A high-performance data pipeline that processes a 5GB CSV in chunks, uses vectorized operations throughout, and finishes in seconds instead of minutes. Includes a benchmarking function that compares apply() vs. vectorized speed.
Stop looping. Start vectorizing.
Every time you write a for loop or apply() over a DataFrame column, you're leaving performance on the table. Vectorized operations run on entire columns at once using optimized C code — they're often 10–100x faster.
The wrong way vs. the right way
import pandas as pd
import numpy as np
import time
df = pd.DataFrame({"revenue": np.random.rand(1_000_000) * 10000})
# SLOW: apply() with a Python function
start = time.time()
df["tax_apply"] = df["revenue"].apply(lambda x: x * 0.08)
print(f"apply(): {time.time() - start:.2f}s") # ~1.2s
# FAST: vectorized arithmetic
start = time.time()
df["tax_vec"] = df["revenue"] * 0.08
print(f"vectorized: {time.time() - start:.4f}s") # ~0.004s
np.where — vectorized if/else
import numpy as np
# Slow: apply with a conditional
df["tier"] = df["revenue"].apply(lambda x: "high" if x > 5000 else "low")
# Fast: np.where — same result, 50x faster
df["tier"] = np.where(df["revenue"] > 5000, "high", "low")
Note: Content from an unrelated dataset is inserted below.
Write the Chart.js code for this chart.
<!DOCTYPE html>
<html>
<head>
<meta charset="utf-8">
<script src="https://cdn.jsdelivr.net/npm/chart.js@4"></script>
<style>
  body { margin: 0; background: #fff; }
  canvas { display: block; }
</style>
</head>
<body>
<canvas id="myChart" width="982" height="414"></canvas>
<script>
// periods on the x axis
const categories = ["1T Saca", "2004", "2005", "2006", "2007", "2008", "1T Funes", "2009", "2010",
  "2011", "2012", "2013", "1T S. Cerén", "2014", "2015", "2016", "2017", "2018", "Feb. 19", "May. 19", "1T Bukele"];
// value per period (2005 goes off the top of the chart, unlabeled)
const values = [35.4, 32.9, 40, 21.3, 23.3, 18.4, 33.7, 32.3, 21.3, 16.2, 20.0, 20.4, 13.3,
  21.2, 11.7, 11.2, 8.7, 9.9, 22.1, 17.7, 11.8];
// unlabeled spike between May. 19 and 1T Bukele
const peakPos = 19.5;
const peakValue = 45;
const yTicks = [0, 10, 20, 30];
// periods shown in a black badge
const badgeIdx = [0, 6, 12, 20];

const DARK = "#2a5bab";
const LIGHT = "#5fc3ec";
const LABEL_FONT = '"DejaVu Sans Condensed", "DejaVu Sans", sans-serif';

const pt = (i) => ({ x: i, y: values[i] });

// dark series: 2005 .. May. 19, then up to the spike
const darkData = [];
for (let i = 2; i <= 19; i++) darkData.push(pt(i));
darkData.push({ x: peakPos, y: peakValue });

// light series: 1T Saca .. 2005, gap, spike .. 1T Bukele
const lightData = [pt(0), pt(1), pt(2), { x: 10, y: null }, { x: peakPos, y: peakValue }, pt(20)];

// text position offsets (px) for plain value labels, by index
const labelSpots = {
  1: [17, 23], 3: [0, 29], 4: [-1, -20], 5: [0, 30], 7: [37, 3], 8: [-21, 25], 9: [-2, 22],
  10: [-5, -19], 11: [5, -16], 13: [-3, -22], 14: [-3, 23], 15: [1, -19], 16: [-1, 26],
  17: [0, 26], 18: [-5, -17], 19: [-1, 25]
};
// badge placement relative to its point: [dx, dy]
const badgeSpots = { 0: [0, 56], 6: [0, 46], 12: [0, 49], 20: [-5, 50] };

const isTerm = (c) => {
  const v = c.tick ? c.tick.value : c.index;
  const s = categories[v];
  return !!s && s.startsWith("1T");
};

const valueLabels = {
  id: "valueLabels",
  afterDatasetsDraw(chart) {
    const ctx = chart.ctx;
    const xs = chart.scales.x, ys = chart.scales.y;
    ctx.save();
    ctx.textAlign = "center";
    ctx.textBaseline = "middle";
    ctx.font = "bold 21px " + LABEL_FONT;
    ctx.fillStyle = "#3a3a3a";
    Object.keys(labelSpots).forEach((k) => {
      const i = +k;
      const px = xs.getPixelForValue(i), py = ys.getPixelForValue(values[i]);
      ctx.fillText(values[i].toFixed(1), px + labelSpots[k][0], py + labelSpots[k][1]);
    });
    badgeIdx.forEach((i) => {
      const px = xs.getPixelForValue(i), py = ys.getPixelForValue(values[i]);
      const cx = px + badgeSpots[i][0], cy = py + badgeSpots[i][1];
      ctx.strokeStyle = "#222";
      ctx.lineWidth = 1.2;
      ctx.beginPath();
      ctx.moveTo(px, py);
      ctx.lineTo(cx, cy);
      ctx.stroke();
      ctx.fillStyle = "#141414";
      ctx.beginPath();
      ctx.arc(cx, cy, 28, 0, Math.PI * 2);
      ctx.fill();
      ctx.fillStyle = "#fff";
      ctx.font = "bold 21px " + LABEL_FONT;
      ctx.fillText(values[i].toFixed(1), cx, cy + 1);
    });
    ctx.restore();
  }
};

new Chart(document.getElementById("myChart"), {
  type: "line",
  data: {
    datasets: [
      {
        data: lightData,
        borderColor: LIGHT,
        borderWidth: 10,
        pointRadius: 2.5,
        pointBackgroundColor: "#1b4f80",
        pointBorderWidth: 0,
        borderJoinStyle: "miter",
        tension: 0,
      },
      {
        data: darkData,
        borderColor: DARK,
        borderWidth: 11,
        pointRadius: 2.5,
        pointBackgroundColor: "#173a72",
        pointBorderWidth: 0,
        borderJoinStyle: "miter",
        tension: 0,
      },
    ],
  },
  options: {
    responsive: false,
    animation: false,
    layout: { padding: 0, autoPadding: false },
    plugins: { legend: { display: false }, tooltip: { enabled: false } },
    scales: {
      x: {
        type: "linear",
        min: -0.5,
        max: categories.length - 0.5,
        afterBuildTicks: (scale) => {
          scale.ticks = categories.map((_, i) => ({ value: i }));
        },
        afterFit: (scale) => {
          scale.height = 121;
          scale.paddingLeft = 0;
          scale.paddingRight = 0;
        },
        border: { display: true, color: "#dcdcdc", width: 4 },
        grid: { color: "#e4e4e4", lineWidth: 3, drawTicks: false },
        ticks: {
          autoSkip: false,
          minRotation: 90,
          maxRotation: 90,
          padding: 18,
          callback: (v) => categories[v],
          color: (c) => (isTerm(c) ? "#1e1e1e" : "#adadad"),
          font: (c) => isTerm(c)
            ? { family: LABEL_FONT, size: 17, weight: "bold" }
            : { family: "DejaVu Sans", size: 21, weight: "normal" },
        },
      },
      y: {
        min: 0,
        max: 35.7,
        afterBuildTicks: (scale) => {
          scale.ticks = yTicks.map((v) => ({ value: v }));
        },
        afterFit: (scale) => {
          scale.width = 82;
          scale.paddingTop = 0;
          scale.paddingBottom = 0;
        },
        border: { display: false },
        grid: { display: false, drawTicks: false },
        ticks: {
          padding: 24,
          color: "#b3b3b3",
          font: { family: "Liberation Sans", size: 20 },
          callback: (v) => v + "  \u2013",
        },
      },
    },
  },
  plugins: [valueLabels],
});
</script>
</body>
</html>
# Multiple conditions with np.select
conditions = [
df["revenue"] >= 10000,
df["revenue"] >= 5000,
df["revenue"] >= 1000,
]
choices = ["enterprise", "mid-market", "small"]
df["segment"] = np.select(conditions, choices, default="micro")
Rule of thumb: If you can express the logic as column arithmetic or np.where/np.select, do that. Only use apply() when the logic is genuinely complex and can't be vectorized.
Reducing memory usage
# Check current memory usage
print(df.memory_usage(deep=True).sum() / 1e6, "MB")
# Downcast numeric types
df["quantity"] = pd.to_numeric(df["quantity"], downcast="integer")
df["price"] = pd.to_numeric(df["price"], downcast="float")
# Convert low-cardinality strings to category
for col in df.select_dtypes("object").columns:
if df[col].nunique() / len(df) < 0.05: # < 5% unique
df[col] = df[col].astype("category")
print(df.memory_usage(deep=True).sum() / 1e6, "MB") # often 3-5x smaller
Processing files larger than RAM
If a file won't fit in memory, don't try to load it all at once. Process it in chunks.
import pandas as pd
# Process a 5GB file 100,000 rows at a time
CHUNK_SIZE = 100_000
results = []
for chunk in pd.read_csv("huge_file.csv", chunksize=CHUNK_SIZE):
# Process each chunk — only this chunk is in memory
chunk = chunk.dropna(subset=["revenue"])
chunk["revenue"] = pd.to_numeric(chunk["revenue"], errors="coerce")
# Aggregate this chunk
chunk_summary = chunk.groupby("region")["revenue"].sum().reset_index()
results.append(chunk_summary)
# Combine all chunk results
final = pd.concat(results).groupby("region")["revenue"].sum().reset_index()
print(final.sort_values("revenue", ascending=False))
Pattern: Process each chunk → aggregate it → collect the summaries → combine at the end. You never hold the full dataset in memory, but you get the complete result.
Load only what you need
# Load only the columns you actually need
df = pd.read_csv(
"huge_file.csv",
usecols=["order_id", "revenue", "region", "order_date"],
dtype={"order_id": "int32", "revenue": "float32"},
parse_dates=["order_date"]
)
# Specify dtypes at load time — prevents pandas from guessing wrong
# and uses less memory
What You Learned Today
- Why vectorized operations are 10–100x faster than apply()
- np.where and np.select for vectorized conditionals
- Reduce memory by downcasting types and using category dtype
- Process files larger than RAM with chunking
- Load only needed columns with usecols and specify dtypes at load time
You know pandas. Now build something.
You can load, clean, transform, analyze time series, and process large datasets. That's the full stack. Put it to work on a real project this week.